To others seeing this - has anyone else ever tried this approach? Are there players out there who do this and have SOC II etc. data security measures?
Triggers/AppScript - not that I am aware of right now...
Everyone I know doing stuff with GSheets (including Glide) is using a full-sync approach with an optimistic write layer of some sort.
GSheets API frequently reports being unable to do things, sometimes because it's calculating (common for huge sheets), sometimes just because it's down, other-times because rate limits
My impression is it's not a great API to build on directly.
A trigger based system that captured writes and wrote them to an outbox sheet could drastically speed up the sync process however.
The reason why we don't use that approach is there isn't APIs sufficient to setup this sort of thing automatically (last time I checked at least) and it makes changes to the users sheets which isn't impossible to live with but is distasteful.
Last week I was looking for a place to store random data with API access, and was looking at making a Google Sheets backend, but PocketBase was easy and didn't have a 60 rpm quota [1].
Deploying to a cheap VPS was very easy with CapRover.
[0] https://pocketbase.io/
[1] https://developers.google.com/sheets/api/limits
My infrastructure is 100% focused in scale so I think we can work together, we just need to share the costs.
Please send me a message here https://www.zerosheets.com/contact so I can get your contact.
super easy for prototyping and getting the job done, while google sheet as a backend is nice too but I need authentication etc etc
The solution? Export them all to a Google Sheet with one tag per column. Edit and apply-on-save. Filter, sort, summarize, pivot all the much you want. It's incredible.
1. https://github.com/nprapps/dailygraphics-next
I think I'm failing to see the point here :-/
I've used it for a lot of system data that needs to be modified by a few people at most. With a little bit of careful code and caching (I like validating and syncing to S3) you can easily use it as a crud frontend for important system data.

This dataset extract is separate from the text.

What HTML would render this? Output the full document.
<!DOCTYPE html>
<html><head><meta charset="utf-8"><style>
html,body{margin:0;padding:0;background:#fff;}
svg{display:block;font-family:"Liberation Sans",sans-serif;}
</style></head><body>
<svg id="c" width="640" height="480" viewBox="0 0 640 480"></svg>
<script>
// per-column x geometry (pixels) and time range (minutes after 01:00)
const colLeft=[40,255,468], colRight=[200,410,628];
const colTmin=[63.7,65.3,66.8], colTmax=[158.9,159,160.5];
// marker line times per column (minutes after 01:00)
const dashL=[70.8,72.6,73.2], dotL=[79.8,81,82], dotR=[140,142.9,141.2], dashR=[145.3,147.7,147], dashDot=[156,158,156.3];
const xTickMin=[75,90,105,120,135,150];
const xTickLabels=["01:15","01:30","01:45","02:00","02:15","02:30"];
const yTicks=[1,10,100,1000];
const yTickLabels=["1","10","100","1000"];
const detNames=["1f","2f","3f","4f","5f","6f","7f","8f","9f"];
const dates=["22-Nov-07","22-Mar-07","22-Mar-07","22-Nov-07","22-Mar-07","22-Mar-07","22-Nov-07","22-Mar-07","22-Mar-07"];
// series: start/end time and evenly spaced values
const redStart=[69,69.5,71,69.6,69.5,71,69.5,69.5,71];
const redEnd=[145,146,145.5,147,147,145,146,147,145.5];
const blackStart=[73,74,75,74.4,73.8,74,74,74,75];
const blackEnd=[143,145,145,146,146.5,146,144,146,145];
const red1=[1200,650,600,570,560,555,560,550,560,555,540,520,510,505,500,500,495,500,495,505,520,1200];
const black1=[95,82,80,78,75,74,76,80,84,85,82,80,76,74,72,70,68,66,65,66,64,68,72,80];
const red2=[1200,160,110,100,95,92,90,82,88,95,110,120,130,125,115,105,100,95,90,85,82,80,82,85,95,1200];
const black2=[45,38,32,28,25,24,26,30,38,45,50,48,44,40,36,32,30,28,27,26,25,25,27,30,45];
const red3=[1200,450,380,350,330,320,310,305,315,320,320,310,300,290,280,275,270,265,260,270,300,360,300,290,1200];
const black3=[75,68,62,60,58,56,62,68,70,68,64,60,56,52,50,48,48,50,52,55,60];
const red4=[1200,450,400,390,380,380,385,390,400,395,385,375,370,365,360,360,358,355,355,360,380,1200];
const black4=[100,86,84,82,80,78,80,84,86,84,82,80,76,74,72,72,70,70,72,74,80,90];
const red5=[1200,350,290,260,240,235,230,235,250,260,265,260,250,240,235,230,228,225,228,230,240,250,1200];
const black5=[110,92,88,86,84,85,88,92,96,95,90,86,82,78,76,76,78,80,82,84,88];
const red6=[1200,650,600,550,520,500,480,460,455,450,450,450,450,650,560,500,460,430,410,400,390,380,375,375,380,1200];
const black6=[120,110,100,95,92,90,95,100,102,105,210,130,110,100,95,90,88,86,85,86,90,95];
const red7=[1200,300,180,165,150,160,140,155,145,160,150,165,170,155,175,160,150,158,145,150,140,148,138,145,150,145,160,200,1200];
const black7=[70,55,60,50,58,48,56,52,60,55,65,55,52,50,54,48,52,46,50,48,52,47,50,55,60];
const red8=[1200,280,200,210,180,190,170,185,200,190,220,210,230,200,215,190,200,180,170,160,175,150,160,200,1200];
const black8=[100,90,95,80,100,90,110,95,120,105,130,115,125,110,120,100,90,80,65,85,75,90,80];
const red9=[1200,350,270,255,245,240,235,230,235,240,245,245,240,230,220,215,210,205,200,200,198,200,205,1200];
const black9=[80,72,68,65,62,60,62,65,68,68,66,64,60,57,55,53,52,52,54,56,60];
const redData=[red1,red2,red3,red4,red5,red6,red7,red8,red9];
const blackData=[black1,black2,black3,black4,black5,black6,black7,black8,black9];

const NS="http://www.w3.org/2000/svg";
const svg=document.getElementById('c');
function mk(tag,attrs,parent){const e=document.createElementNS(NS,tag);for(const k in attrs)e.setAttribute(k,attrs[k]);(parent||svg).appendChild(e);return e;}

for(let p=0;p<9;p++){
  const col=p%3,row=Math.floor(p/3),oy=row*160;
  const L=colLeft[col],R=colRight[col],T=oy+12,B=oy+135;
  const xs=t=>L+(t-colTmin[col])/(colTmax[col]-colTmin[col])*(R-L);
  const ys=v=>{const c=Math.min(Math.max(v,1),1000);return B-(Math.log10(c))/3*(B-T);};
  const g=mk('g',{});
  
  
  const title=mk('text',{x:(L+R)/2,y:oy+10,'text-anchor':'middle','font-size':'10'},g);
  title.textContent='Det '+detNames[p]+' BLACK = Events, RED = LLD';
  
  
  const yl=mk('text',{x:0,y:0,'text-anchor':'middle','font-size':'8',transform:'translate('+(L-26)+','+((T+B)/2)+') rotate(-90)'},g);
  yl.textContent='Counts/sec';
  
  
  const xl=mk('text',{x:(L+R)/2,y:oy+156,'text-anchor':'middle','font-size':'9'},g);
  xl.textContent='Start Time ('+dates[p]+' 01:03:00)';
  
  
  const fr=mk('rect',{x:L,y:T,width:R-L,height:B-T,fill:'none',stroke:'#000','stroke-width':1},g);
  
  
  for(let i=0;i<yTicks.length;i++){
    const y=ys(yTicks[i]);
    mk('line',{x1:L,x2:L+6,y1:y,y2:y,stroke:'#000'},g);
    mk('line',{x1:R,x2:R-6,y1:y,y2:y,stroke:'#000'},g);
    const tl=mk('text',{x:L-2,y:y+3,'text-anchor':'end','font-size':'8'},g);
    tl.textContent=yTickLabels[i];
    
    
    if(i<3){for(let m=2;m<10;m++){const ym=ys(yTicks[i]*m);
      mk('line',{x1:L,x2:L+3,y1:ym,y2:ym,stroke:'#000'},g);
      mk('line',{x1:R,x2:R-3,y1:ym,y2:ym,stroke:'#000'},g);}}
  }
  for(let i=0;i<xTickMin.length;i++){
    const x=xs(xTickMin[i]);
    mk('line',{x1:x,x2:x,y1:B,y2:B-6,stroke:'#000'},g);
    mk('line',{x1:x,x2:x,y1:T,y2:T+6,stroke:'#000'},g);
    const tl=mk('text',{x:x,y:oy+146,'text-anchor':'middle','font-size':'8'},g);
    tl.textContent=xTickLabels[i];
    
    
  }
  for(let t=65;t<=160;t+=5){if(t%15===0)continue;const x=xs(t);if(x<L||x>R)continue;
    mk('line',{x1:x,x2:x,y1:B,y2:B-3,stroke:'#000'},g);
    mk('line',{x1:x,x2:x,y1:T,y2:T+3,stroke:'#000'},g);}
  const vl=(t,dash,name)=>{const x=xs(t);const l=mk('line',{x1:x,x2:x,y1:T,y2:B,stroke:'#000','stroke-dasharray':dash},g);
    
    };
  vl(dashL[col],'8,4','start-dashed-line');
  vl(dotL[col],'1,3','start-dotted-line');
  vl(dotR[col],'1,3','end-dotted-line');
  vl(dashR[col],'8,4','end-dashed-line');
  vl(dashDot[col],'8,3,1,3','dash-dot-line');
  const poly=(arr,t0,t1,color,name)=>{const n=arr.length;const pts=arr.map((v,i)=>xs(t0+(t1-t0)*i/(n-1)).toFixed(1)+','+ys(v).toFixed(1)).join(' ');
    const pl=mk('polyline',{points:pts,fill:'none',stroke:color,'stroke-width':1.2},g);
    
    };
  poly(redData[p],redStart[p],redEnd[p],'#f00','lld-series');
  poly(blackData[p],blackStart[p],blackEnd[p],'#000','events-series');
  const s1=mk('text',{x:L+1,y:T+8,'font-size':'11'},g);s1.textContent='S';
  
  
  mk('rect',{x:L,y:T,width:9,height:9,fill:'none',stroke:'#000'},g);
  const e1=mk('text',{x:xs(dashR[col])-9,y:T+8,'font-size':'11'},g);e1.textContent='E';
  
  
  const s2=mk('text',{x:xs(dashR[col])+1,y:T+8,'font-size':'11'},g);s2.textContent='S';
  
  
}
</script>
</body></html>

It also can make great adhoc dashboards - plug into APIs (even private ones if you add in custom Google Scripts code) or push data updates to the sheets. I've had rather large reports auto updated on a schedule with multiple views of the data (pivot tables, queries, lookups, etc). Fully focused customized views into the data needed to solve specific internal problems with really quick delivery times.
Sure, a custom developed option should be substantially better than Google Sheets, but you won't develop it quicker. By the time you actually need something bigger/better, you should be at a place where your needs are better defined and you can afford the resources to develop something better.
- [0] https://thetechenabler.substack.com/i/142898781/making-a-sim...
- [1] https://github.com/eeue56/simple-link-aggregator
Isn't this one of the use cases for Airtable?
Hope things have improved over that time.
I'm also surprised Google hasn't tried to kill this use-case. That's my main hesitation for using it on anything semi-serious.
Based on OPs description, I wonder if this company was spun up while already doing business with those companies.